Die Organisation macht folgende Rechnung auf: Für drei Millionen Kinder zahlt der Staat Sozialleistungen, damit ihr Existenzminimum gesichert ist. Zählt man aber auch diejenigen Familien hinzu, die Anspruch auf Hartz IV, Kinderzuschlag oder Wohngeld haben, das aber nicht nutzen, ist die Zahl der in Armut lebenden Kinder deutlich höher. "Denn viele Familien beantragen Leistungen erst gar nicht, die ihnen aufgrund ihres geringen oder fehlenden Einkommens eigentlich zustehen", heißt es in der Mitteilung.
"Zählen wir alles zusammen, kommen wir konservativ gerechnet auf eine Dunkelziffer von 1,4 Millionen Kindern. Alle diese Kinder sind offiziell nicht arm, doch sie fallen durch das Raster unseres Sozialstaates, weil der Dschungel der Leistungen für viele Eltern undurchdringlich ist", erklärte Kinderschutzbund-Präsident Heinz Hilgers.
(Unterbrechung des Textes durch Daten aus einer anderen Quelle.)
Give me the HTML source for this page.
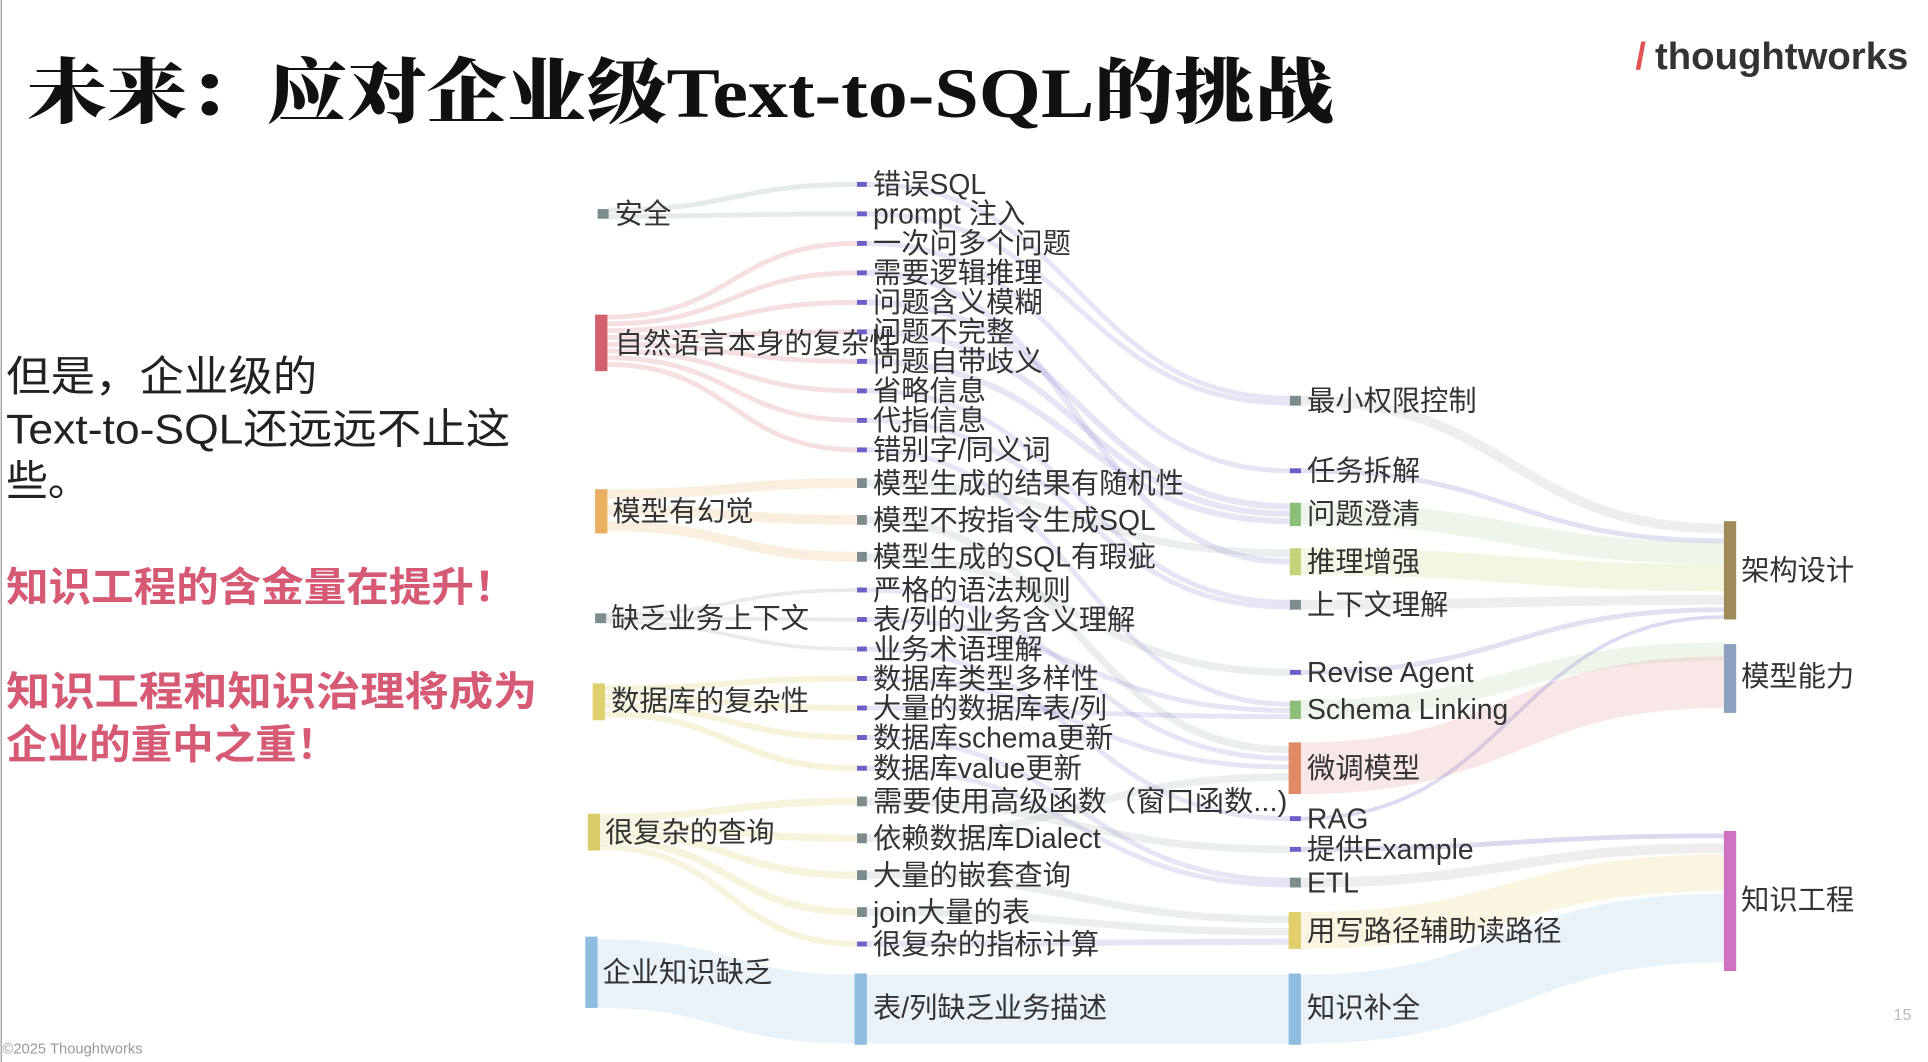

Genaueres geht laut Kinderschutzbund aus der Antwort der Bundesregierung auf eine Anfrage der Grünen vom Juni hervor. Ergänzende Leistungen bei Erwerbstätigkeit, sogenannte "aufstockende" Leistungen nach dem Sozialgesetzbuch II (Hartz IV), nehmen geschätzt nur rund 50 Prozent der tatsächlich Berechtigten in Anspruch. Das betrifft rund 850.000 Kinder unter 18 Jahren, die bislang nicht als arm galten. Dazu kommen nach Berechnungen des Kinderschutzbundes noch 190.000 Kinder, deren Eltern nicht erwerbstätig sind und trotzdem nicht mit anderen Leistungen aufstocken.
"Oft liegt es daran, dass die Eltern mit den bürokratischen Abläufen überfordert sind oder sich schlichtweg dafür schämen", sagte Hilgers. "Diese Zahlen könnte die Bundesregierung auch klar nennen, aber das will sie offenbar nicht."